Prosopon — Face and Person
PROH-soh-pon · Greek · πρόσωπον
Prosopon originally meant "face" or "countenance" — the surface turned toward another. In early Christian theology, it became one of the words used for "person" in the Trinity, emphasizing the relational, outward-facing reality of each divine Person.
The Greek word prosopon referred originally to a face, then to a mask worn in theater, then to the role or character a person presents to others. In this way, it carried a sense of outward identity — who you are as seen and encountered by another.
In the early Trinitarian debates, prosopon was sometimes used alongside or instead of hypostasis to describe the three "persons" of the Trinity. But the words carried different emphases. Hypostasis stressed concrete, subsisting reality; prosopon stressed relation and encounter.
The eventual preference for hypostasis over prosopon in the Cappadocian settlement reflected a concern: prosopon, with its associations with theater masks, could suggest that the three Persons were merely modes or appearances of a single underlying God — the heresy known as Sabellianism or modalism.
Yet prosopon preserved an important insight that hypostasis alone could not fully convey: that a divine Person is not an isolated substance but a being-turned-toward-another. The Father is Father precisely in relation to the Son; the Son is Son precisely in relation to the Father. Personhood, in the divine life, is relational to its very core.

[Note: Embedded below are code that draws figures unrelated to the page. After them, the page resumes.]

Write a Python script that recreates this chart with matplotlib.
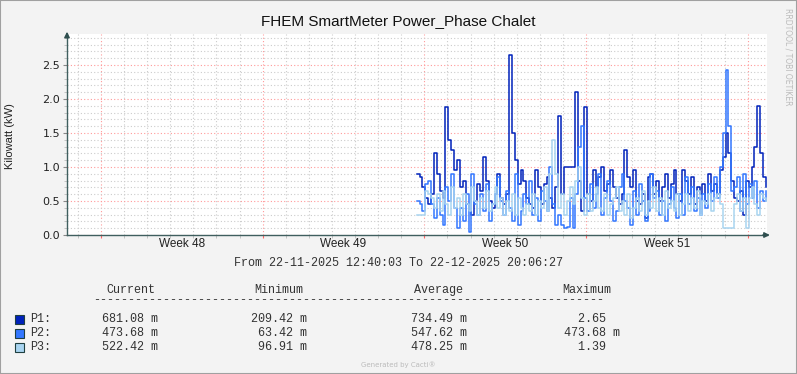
import matplotlib
matplotlib.use("Agg")
import matplotlib.pyplot as plt
import matplotlib.dates as mdates
from matplotlib.patches import Rectangle
import pandas as pd
from datetime import datetime, timedelta

# data (kW), one sample every 3 hours from 2025-12-07 16:00
start = "2025-12-07 16:00"
p1 = [0.9, 0.85, 0.7, 0.55, 0.45, 0.6, 1.2, 0.9, 0.65, 0.55,
      1.88, 1.4, 1.25, 0.95, 1.1, 0.7, 0.8, 0.45, 0.35, 0.3,
      0.5, 0.75, 0.65, 1.15, 0.8, 0.5, 0.4, 0.6, 0.9, 0.55,
      0.45, 0.6, 2.65, 1.5, 1.1, 0.75, 0.95, 0.8, 0.55, 0.45,
      0.4, 0.95, 0.7, 0.45, 0.75, 0.85, 0.55, 0.4, 0.7, 1.75,
      0.6, 1.0, 1.0, 1.0, 1.0, 2.1, 0.8, 0.35, 1.88, 0.6,
      0.5, 0.95, 0.7, 0.85, 1.0, 0.65, 0.75, 0.95, 0.7, 0.55,
      0.45, 0.6, 1.25, 0.85, 0.7, 0.95, 0.5, 0.45, 0.6, 0.25,
      0.85, 0.9, 0.6, 0.8, 0.5, 0.7, 0.9, 0.55, 0.75, 0.95,
      0.6, 0.5, 0.95, 0.8, 0.6, 0.85, 0.45, 0.7, 0.6, 0.75,
      0.5, 0.9, 0.65, 0.75, 0.6, 0.95, 1.15, 1.5, 1.2, 0.8,
      0.55, 0.5, 0.65, 0.3, 0.8, 0.7, 1.0, 1.3, 1.9, 1.2,
      0.85, 0.7]
p2 = [0.5, 0.45, 0.35, 0.75, 0.8, 0.45, 0.25, 0.55, 0.3, 0.15,
      0.7, 0.5, 0.9, 0.4, 0.1, 0.4, 0.2, 0.6, 0.05, 0.9,
      0.45, 0.3, 0.6, 0.35, 0.75, 0.2, 0.45, 0.6, 0.85, 0.5,
      0.3, 0.65, 0.4, 0.2, 0.9, 0.15, 0.35, 0.6, 0.45, 0.8,
      0.3, 0.55, 0.2, 0.65, 0.5, 0.35, 1.0, 0.45, 0.15, 0.3,
      0.15, 0.1, 0.12, 0.55, 0.1, 0.6, 1.3, 1.6, 0.55, 0.35,
      0.75, 0.4, 0.6, 0.9, 0.3, 0.55, 0.8, 0.5, 0.2, 0.35,
      0.7, 0.9, 0.5, 0.4, 0.15, 0.65, 0.3, 0.75, 0.5, 0.2,
      0.35, 0.9, 0.55, 0.65, 0.3, 0.5, 0.2, 0.45, 0.7, 0.4,
      0.25, 0.6, 0.3, 0.85, 0.45, 0.7, 0.35, 0.55, 0.3, 0.6,
      0.4, 0.75, 0.5, 0.85, 0.55, 1.0, 1.5, 2.43, 1.6, 0.65,
      0.7, 0.85, 0.35, 0.9, 0.45, 0.75, 0.55, 0.8, 0.4, 0.65,
      0.5, 0.65]
p3 = [0.3, 0.3, 0.3, 0.65, 0.6, 0.55, 0.4, 0.6, 0.35, 0.65,
      0.45, 0.3, 0.7, 0.4, 0.55, 0.3, 0.6, 0.45, 0.35, 0.7,
      0.5, 0.3, 0.55, 0.4, 0.65, 0.35, 0.45, 0.7, 0.4, 0.55,
      0.3, 0.5, 0.35, 0.6, 0.3, 0.55, 0.4, 0.3, 0.45, 0.35,
      0.6, 0.3, 0.5, 0.4, 0.7, 0.35, 0.9, 1.39, 0.9, 0.4,
      0.6, 0.3, 0.5, 0.7, 0.45, 0.8, 1.0, 0.55, 0.3, 0.6,
      0.35, 0.5, 0.7, 0.4, 0.35, 0.6, 0.3, 0.45, 0.55, 0.7,
      0.35, 0.5, 0.3, 0.6, 0.25, 0.4, 0.55, 0.35, 0.65, 0.3,
      0.5, 0.4, 0.7, 0.35, 0.55, 0.3, 0.65, 0.4, 0.5, 0.35,
      0.6, 0.3, 0.45, 0.6, 0.35, 0.55, 0.4, 0.65, 0.3, 0.5,
      0.45, 0.6, 0.35, 0.55, 0.6, 0.45, 0.1, 0.1, 0.1, 0.1,
      0.45, 0.6, 0.35, 0.55, 0.1, 0.55, 0.7, 0.45, 0.3, 0.6,
      0.55, 0.5]

names = ["P1:", "P2:", "P3:"]
colors = ["#0022bb", "#3377ff", "#a8d4f0"]
headers = ["Current", "Minimum", "Average", "Maximum"]
current = ["681.08 m", "473.68 m", "522.42 m"]
minimum = ["209.42 m", "63.42 m", "96.91 m"]
average = ["734.49 m", "547.62 m", "478.25 m"]
maximum = ["2.65", "473.68 m", "1.39"]

t0 = datetime(2025, 11, 22, 12, 40, 3)
t1 = datetime(2025, 12, 22, 20, 6, 27)

W, H = 797, 374
fig = plt.figure(figsize=(W / 100, H / 100), dpi=100, facecolor="#f3f3f3")
fig.patches.append(Rectangle((0, 0), 1, 1, transform=fig.transFigure,
                             fill=False, edgecolor="#a0a0a0", lw=1.5))

def fx(px):
    return px / W

def fy(py):
    return 1 - py / H

ax = fig.add_axes([fx(67), fy(235), fx(767) - fx(67), fy(34) - fy(235)])
ax.set_facecolor("white")

t = pd.date_range(start, periods=len(p1), freq="3h")
for s, c in zip([p1, p2, p3], colors):
    ax.plot(t, s, drawstyle="steps-post", color=c, lw=1.1)

ax.set_xlim(t0, t1)
ax.set_ylim(0, 2.956)

# grid
ax.set_yticks([0, 0.5, 1.0, 1.5, 2.0, 2.5])
ax.set_yticks([i / 10 for i in range(30)], minor=True)
ax.yaxis.set_major_formatter(plt.FuncFormatter(lambda v, p: f"{v:.1f}"))
ax.xaxis.set_major_locator(mdates.WeekdayLocator(byweekday=mdates.MO))
ax.xaxis.set_minor_locator(mdates.DayLocator())
ax.xaxis.set_major_formatter(plt.NullFormatter())
ax.grid(which="minor", color="#cccccc", ls=(0, (1, 2)), lw=0.8)
ax.grid(which="major", color="#ff9999", ls=(0, (1, 2)), lw=0.8)
ax.set_axisbelow(True)

ax.tick_params(axis="y", which="major", length=3, color="#888888",
               labelsize=8, labelcolor="#222222", pad=2)
ax.tick_params(axis="y", which="minor", length=2, color="#bbbbbb")
ax.tick_params(axis="x", which="major", length=2, color="#ff6666")
ax.tick_params(axis="x", which="minor", length=2, color="#bbbbbb")

for side in ["top", "right"]:
    ax.spines[side].set_visible(False)
for side in ["left", "bottom"]:
    ax.spines[side].set_color("#3f5f5f")
    ax.spines[side].set_linewidth(1.0)

# axis arrows
ax.annotate("", xy=(1.008, 0), xytext=(0.99, 0), xycoords="axes fraction",
            arrowprops=dict(arrowstyle="-|>", color="#2f4f4f", lw=1,
                            mutation_scale=8))
ax.annotate("", xy=(0, 1.025), xytext=(0, 0.98), xycoords="axes fraction",
            arrowprops=dict(arrowstyle="-|>", color="#2f4f4f", lw=1,
                            mutation_scale=8))

sans = "Liberation Sans"

# week labels in the middle of each week
d = datetime(2025, 11, 24)
while d < t1:
    mid = d + timedelta(days=3.5)
    if t0 < mid < t1:
        ax.text(mdates.date2num(mid), -0.047, f"Week {mid.isocalendar()[1]}",
                transform=ax.get_xaxis_transform(), ha="center", va="center",
                fontsize=8.5, family=sans, color="#222222")
    d += timedelta(days=7)

fig.text(fx(398), fy(21), "FHEM SmartMeter Power_Phase Chalet",
         ha="center", va="center", fontsize=11, family=sans, color="#111111")
fig.text(fx(10), fy(136), "Kilowatt (kW)", rotation=90, ha="center",
         va="center", fontsize=8, family=sans, color="#222222")
fig.text(fx(788), fy(57), "RRDTOOL / TOBI OETIKER", rotation=270,
         ha="center", va="center", fontsize=5.5, color="#bbbbbb")

mono = "Liberation Mono"
tc = "#333333"
fig.text(fx(398), fy(263), "From 22-11-2025 12:40:03 To 22-12-2025 20:06:27",
         ha="center", va="center", family=mono, fontsize=8.5, color=tc)

col_x = [155, 303, 463, 611]
for h, x in zip(headers, col_x):
    fig.text(fx(x), fy(290), h, ha="right", va="center", family=mono,
             fontsize=8.5, color=tc)
fig.text(fx(93), fy(300), "-" * 73, ha="left", va="center", family=mono,
         fontsize=8.5, color=tc)

for i in range(3):
    y = 319 + i * 14
    fig.patches.append(Rectangle((fx(15), fy(y + 5)), fx(9), 9 / H,
                                 transform=fig.transFigure,
                                 facecolor=colors[i], edgecolor="#1f3f3f",
                                 lw=0.8))
    fig.text(fx(30), fy(y), names[i], ha="left", va="center", family=mono,
             fontsize=8.5, color=tc)
    for vals, x in zip([current, minimum, average, maximum],
                       [158, 307, 467, 620]):
        v = vals[i]
        if not v.endswith(" m"):
            v = v + "  "
        fig.text(fx(x), fy(y), v, ha="right", va="center", family=mono,
                 fontsize=8.5, color=tc)

fig.text(fx(398), fy(365), "Generated by Cacti®", ha="center", va="center",
         fontsize=5, color="#bbbbbb")

fig.savefig("out.png", dpi=100, facecolor=fig.get_facecolor())
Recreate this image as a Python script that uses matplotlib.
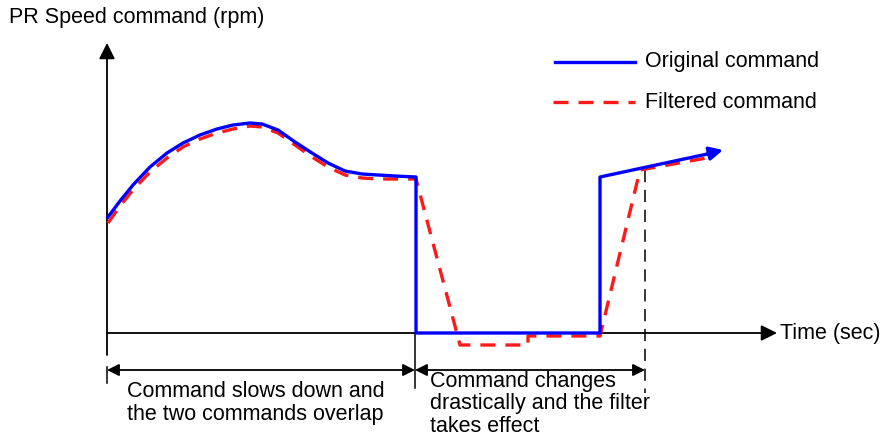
import matplotlib
matplotlib.use("Agg")
import matplotlib.pyplot as plt

plt.rcParams['font.family'] = ['Liberation Sans', 'DejaVu Sans']

# diagram units: time from the origin to the right, speed up from the time axis
orig_t = [1, 13, 26, 43, 60, 76, 93, 110, 126, 143, 155, 171, 188, 205, 221, 238, 255, 271, 288, 309,
          309, 493, 493, 605]
orig_v = [116, 132, 148, 166, 180, 190, 198, 204, 208, 210, 209, 203, 191, 180, 170, 162, 159, 158, 157, 156,
          0, 0, 156, 180]
orig_tip = (616, 183)

filt_t = [1, 13, 26, 43, 60, 76, 93, 110, 126, 143, 155, 171, 188, 205, 221, 238, 255, 271, 288, 309,
          353, 421, 421, 493, 533, 605]
filt_v = [110, 127, 143, 161, 175, 186, 194, 200, 204, 207, 206, 200, 188, 176, 166, 158, 155, 154, 154, 154,
          -12, -12, -3, -3, 163, 176]

t_end_slow = 308
t_end_filter = 538
y_axis_top = 290
x_axis_end = 670

label_y = 'PR Speed command (rpm)'
label_x = 'Time (sec)'
legend_labels = ['Original command', 'Filtered command']
span_labels = ['Command slows down and\nthe two commands overlap',
               'Command changes\ndrastically and the filter\ntakes effect']

blue = '#0000ff'
red = '#ff1a1a'
fs = 15.5

fig = plt.figure(figsize=(8.84, 4.37), dpi=100)
ax = fig.add_axes([0, 0, 1, 1])
ax.set_xlim(-107, 777)
ax.set_ylim(-104, 333)
ax.axis('off')

# axes arrows
ax.annotate('', xy=(0, y_axis_top), xytext=(0, -22),
            arrowprops=dict(arrowstyle='-|>', color='black', lw=1.3, mutation_scale=24, shrinkA=0, shrinkB=0))
ax.annotate('', xy=(x_axis_end, 0), xytext=(0, 0),
            arrowprops=dict(arrowstyle='-|>', color='black', lw=1.3, mutation_scale=24, shrinkA=0, shrinkB=0))
ax.text(-98, 316, label_y, fontsize=fs, ha='left', va='center')
ax.text(x_axis_end + 3, 0, label_x, fontsize=fs, ha='left', va='center')

# curves
ax.plot(filt_t, filt_v, color=red, lw=2.4, ls=(0, (4.5, 3)), zorder=3)
ax.plot(orig_t, orig_v, color=blue, lw=2.4, zorder=4, solid_joinstyle='round')
ax.annotate('', xy=orig_tip, xytext=(orig_t[-1] - 5, orig_v[-1] - 1),
            arrowprops=dict(arrowstyle='-|>', color=blue, lw=2.4, mutation_scale=20, shrinkA=0, shrinkB=0),
            zorder=4)

# span markers
ax.plot([t_end_slow, t_end_slow], [0, -55], color='black', lw=1.1)
ax.plot([0, 0], [-34, -50], color='black', lw=1.1)
ax.plot([t_end_filter, t_end_filter], [163, -60], color='black', lw=1.1, ls=(0, (8, 5)))
ax.annotate('', xy=(0, -37), xytext=(t_end_slow, -37),
            arrowprops=dict(arrowstyle='<|-|>', color='black', lw=1.3, mutation_scale=18, shrinkA=0, shrinkB=0))
ax.annotate('', xy=(t_end_slow, -37), xytext=(t_end_filter, -37),
            arrowprops=dict(arrowstyle='<|-|>', color='black', lw=1.3, mutation_scale=18, shrinkA=0, shrinkB=0))
ax.text(20, -70, span_labels[0], fontsize=fs, ha='left', va='center', linespacing=1.1)
ax.text(323, -71, span_labels[1], fontsize=fs, ha='left', va='center', linespacing=1.1)

# legend drawn by hand
ax.plot([448, 528], [271, 271], color=blue, lw=2.4)
ax.plot([446, 528], [231, 231], color=red, lw=2.4, ls=(0, (4.5, 3)))
ax.text(538, 271, legend_labels[0], fontsize=fs, ha='left', va='center')
ax.text(538, 231, legend_labels[1], fontsize=fs, ha='left', va='center')

fig.savefig('out.png', dpi=100)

The original meaning of prosopon — face — carries a quiet theological insight. To know a person is to see their face. To encounter God is to encounter not a concept or a force but a countenance turned toward you. "My heart says to you, 'Your face, Lord, do I seek'" (Psalm 27:8).
In this sense, prosopon reminds us that the God of Christian theology is not an impersonal absolute but a Person — or rather, three Persons — whose very being is oriented toward encounter, relation, and love.